Expert view – inside the Competition Appeal Tribunal
What is the Competition Appeal Tribunal and why is it so important? Here Professor Gavin Reid, the Head of Dundee Business, explains his role and the case he is considering this week between BT and Ofcom.
What does your role in the Competition Appeal Tribunal involve?
I was appointed a Member of the Competition Appeal Tribunal (CAT) by the then Competition Minister Edward Davey in January 2011, at which point I was Professor of Economics at the University of St Andrews. I have continued to play that role since my move to Dundee Business School.
Formally, the CAT is a judicial body which possesses cross-disciplinary capabilities and expertise in law, economics, business and accounting. As my research and expertise cross the boundaries of economics, accounting and finance, and also have legal elements such as intellectual property, my ‘fit’ to CAT activity was deemed appropriate.
The purpose of the CAT is to hear and decide appeals and other applications or claims which arise from competitive or regulatory economic issues.

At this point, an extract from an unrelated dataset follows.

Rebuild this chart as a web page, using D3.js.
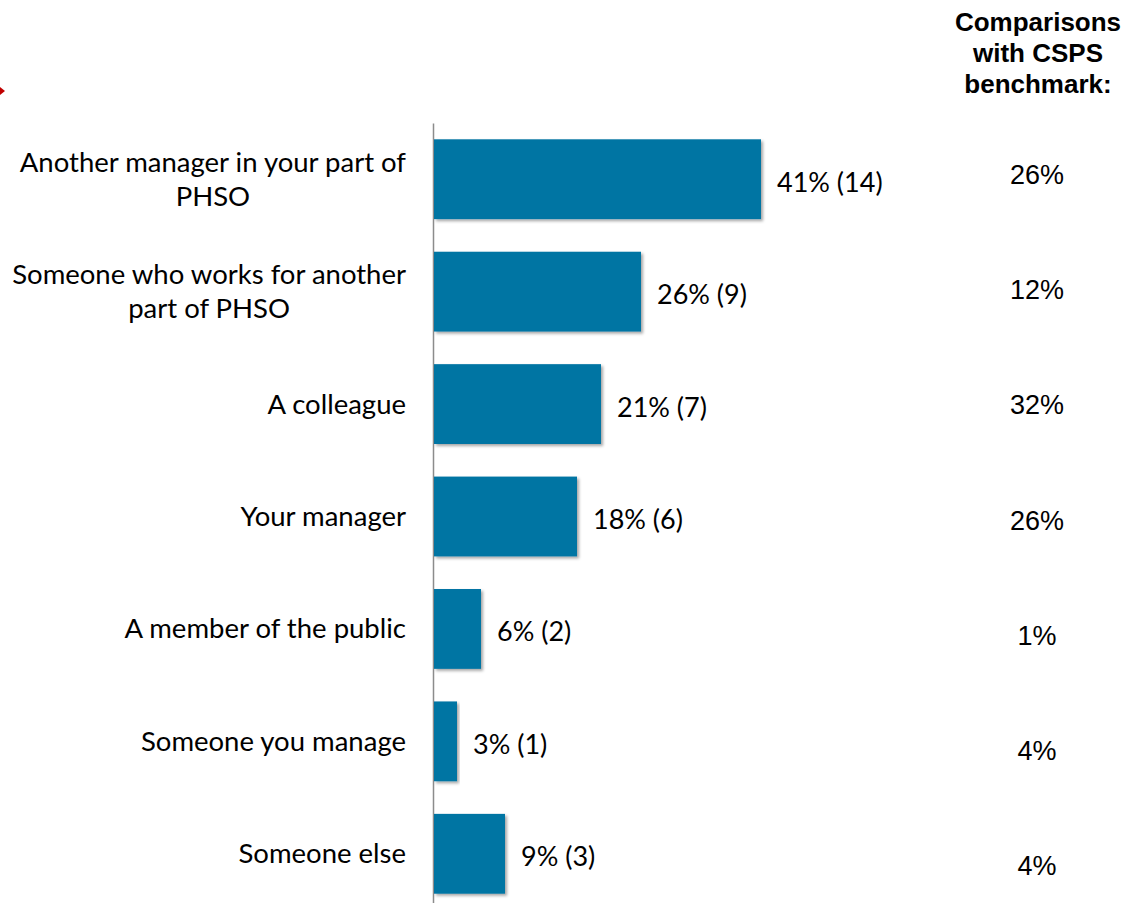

As an Ordinary Member you are trained in the elements of UK and EU law. In a tribunal setting you are led by a senior figure as Chairman (typically a high court judge), and your duties include assimilating large volumes of complex evidence, and contributing to decisions on substantive issues in a case.
Finally, in considering a case, you work jointly with the tribunal members to assess the evidence and to reach a judgment, drawing on the facts and the relevant law. The body of evidence includes written submissions, and oral evidence presented in court at a hearing. Members also meet regularly to update their skills, and to exchange views on pivotal matters in cases, past and present.
Can you explain the details behind this particular case?
Obviously at this stage I can only refer to what is in the public domain; and how a case proceeds is a matter of the completely impartial weighing of evidence as it unfolds. In the UK, telecoms are subject to quite close and intense scrutiny. The regulatory body of telecoms is known as Ofcom, and it had taken a close interest in the relation between wholesale operators and mobile phone operators. In particular, it had scrutinised what is known as ‘ladder’ or ‘tiered’ wholesale pricing.
This occurs when the wholesale price goes up with the retail price: hence its description as a ‘ladder’. To illustrate, UK providers of fixed line networks recently introduced ladder pricing for 080 calls which used to be free to those who used fixed lines, but were quite expensive for those who used mobile network operators for these calls. The aim of fixed line providers was to share revenue with mobile network providers. The latter objected to the ladder pricing, and a kind of regulatory ‘ping pong’ contest ensued.
The matter was considered by Ofcom (who objected to ladder pricing), and then went to the CAT (who approved of it), the Court of Appeal (who objected to it), and then the Supreme Court (who approved of it, in July 2014). The present proceedings (British Telecommunications Plc v The Office of Communications et al) (Case 1211/3/3/2013) involve a further set of ladder prices, for a wider range of call numbers.
How does this work link to your research and teaching at Dundee Business School?
My research in Dundee Business School is grounded in industrial organisation in a broad sense, and includes such matters as corporate finance, corporate governance, financial reporting, innovation, hi-tech business, venture capital, small and medium sized enterprises, intellectual property, oligopoly analysis, dominant firms, cartel pricing and partial monopoly.
All of these topics are relevant to activity in the CAT, especially oligopoly analysis, the topic of my earliest book. My teaching in DBS involves topics like managerial economics, competition policy, globalization and corporate governance. The kind of research I do naturally feeds into these teaching topics.
My earlier work with the CAT has especially drawn on my expertise in oligopoly analysis (competition among few firms in significant strategic interaction), and corporate strategy. The economics that underlies ladder pricing is modern, innovative and challenging, and relates to my own research agenda.
It is an example of modern microeconomics that is both rigorous, in that the analysis is mathematically tight, yet highly applicable to current, real circumstances in UK telecoms markets.